Luke Paris (born 11 November 1994) is a professional footballer who plays as a defender for club Uxbridge. Born in England, he plays for the Anguilla national team.

==Career==
Paris started his career with Hellenic League Premier Division (at the 9th step of the pyramid) team Burnham in 2017, where his father Alan was working as manager. He then joined Hellenic League Division Two East (12th tier) side Langley, following his father who went to manage Langley. He made 27 appearances in the 2018–19 season and helped the team get promoted to the Hellenic League Division One East (the 10th tier). The team also made it to the Slough Town Challenge Cup final, but lost 2–1 to Singh Sabha Slough FC, where Paris also got sent off for fighting with opposition player Sukh Hunjan in injury time. He then joined Hellenic Premier Division team Windsor in the summer of 2020. After two years at the club, he joined Isthmian League South Central Division (step 8) team Uxbridge.
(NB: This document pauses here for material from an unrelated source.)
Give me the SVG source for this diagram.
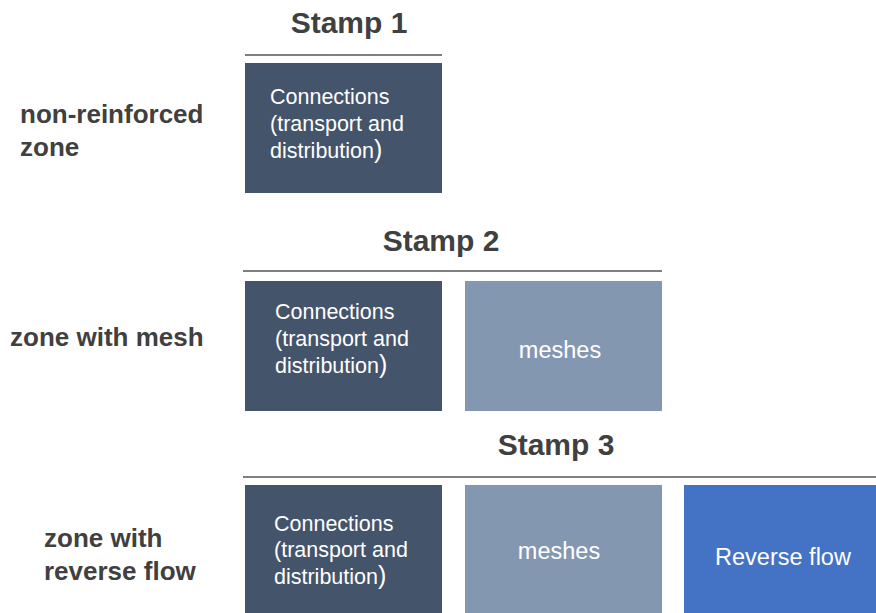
<svg xmlns="http://www.w3.org/2000/svg" width="876" height="613" viewBox="0 0 876 613">
<style>
.title{font-family:"Liberation Sans",Arial,sans-serif;font-weight:bold;font-size:30px;fill:#404040;text-anchor:middle}
.label{font-family:"Liberation Sans",Arial,sans-serif;font-weight:bold;font-size:26px;fill:#404040}
.bt{font-family:"Liberation Sans",Arial,sans-serif;font-size:21.5px;fill:#ffffff}
.bc{font-family:"Liberation Sans",Arial,sans-serif;font-size:23.5px;fill:#ffffff;text-anchor:middle}
.rule{stroke:#7f7f7f;stroke-width:2;fill:none}
.dark{fill:#44546A}
.mid{fill:#8497B0}
.blue{fill:#4472C4}
.par{font-size:25px}
</style>
<rect width="876" height="613" fill="#ffffff"/>
<g id="headers">
<text class="title" x="349" y="33">Stamp 1</text>
<text class="title" x="441" y="251">Stamp 2</text>
<text class="title" x="556" y="455">Stamp 3</text>
<line class="rule" x1="245" y1="55" x2="442" y2="55"/>
<line class="rule" x1="243" y1="271" x2="662" y2="271"/>
<line class="rule" x1="243" y1="477" x2="876" y2="477"/>
</g>
<g id="labels">
<text class="label" x="20" y="123">non-reinforced</text>
<text class="label" x="20" y="156">zone</text>
<text class="label" x="10" y="346">zone with mesh</text>
<text class="label" x="44" y="547">zone with</text>
<text class="label" x="44" y="580">reverse flow</text>
</g>
<g id="s1-connections">
<rect class="dark" x="245" y="63" width="197" height="130"/>
<text class="bt" x="270" y="104">Connections</text>
<text class="bt" x="270" y="131">(transport and</text>
<text class="bt" x="270" y="158">distribution<tspan class="par">)</tspan></text>
</g>
<g id="s2-connections">
<rect class="dark" x="245" y="281" width="197" height="130"/>
<text class="bt" x="275" y="319">Connections</text>
<text class="bt" x="275" y="346">(transport and</text>
<text class="bt" x="275" y="373">distribution<tspan class="par">)</tspan></text>
</g>
<g id="s2-meshes">
<rect class="mid" x="465" y="281" width="197" height="130"/>
<text class="bc" x="560" y="358">meshes</text>
</g>
<g id="s3-connections">
<rect class="dark" x="245" y="485" width="197" height="128"/>
<text class="bt" x="274" y="531">Connections</text>
<text class="bt" x="274" y="557">(transport and</text>
<text class="bt" x="274" y="584">distribution<tspan class="par">)</tspan></text>
</g>
<g id="s3-meshes">
<rect class="mid" x="465" y="485" width="197" height="128"/>
<text class="bc" x="559" y="559">meshes</text>
</g>
<g id="s3-reverse">
<rect class="blue" x="684" y="485" width="192" height="128"/>
<text class="bc" x="783" y="565">Reverse flow</text>
</g>
<g id="connectors"/>
</svg>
== International career ==

Paris made his senior international debut on 5 September 2019 in a 10–0 defeat to Guatemala during the CONCACAF Nations League.

==Personal life==
Paris is eligible to play for the Anguilla national football team through his grandmother. His father, Alan Paris, was a right-back for Leicester City and Notts County, among other teams. His cousin Calvin Morgan also plays for Anguilla. While playing for Langley, Paris was also an IT worker for a logistics company in Maidenhead.

== Career statistics ==

=== International ===

| National team | Year | Apps | Goals |
| Anguilla | 2019 | 5 | 0 |
| 2020 | 0 | 0 |
| 2021 | 3 | 0 |
| 2022 | 3 | 0 |
| 2023 | 1 | 0 |
| 2024 | 2 | 1 |
| 2025 | 1 | 0 |
| 2026 | 2 | 0 |
| Total |  | 17 | 1 |

Scores and results list Anguilla's goal tally first, score column indicates score after each Paris goal.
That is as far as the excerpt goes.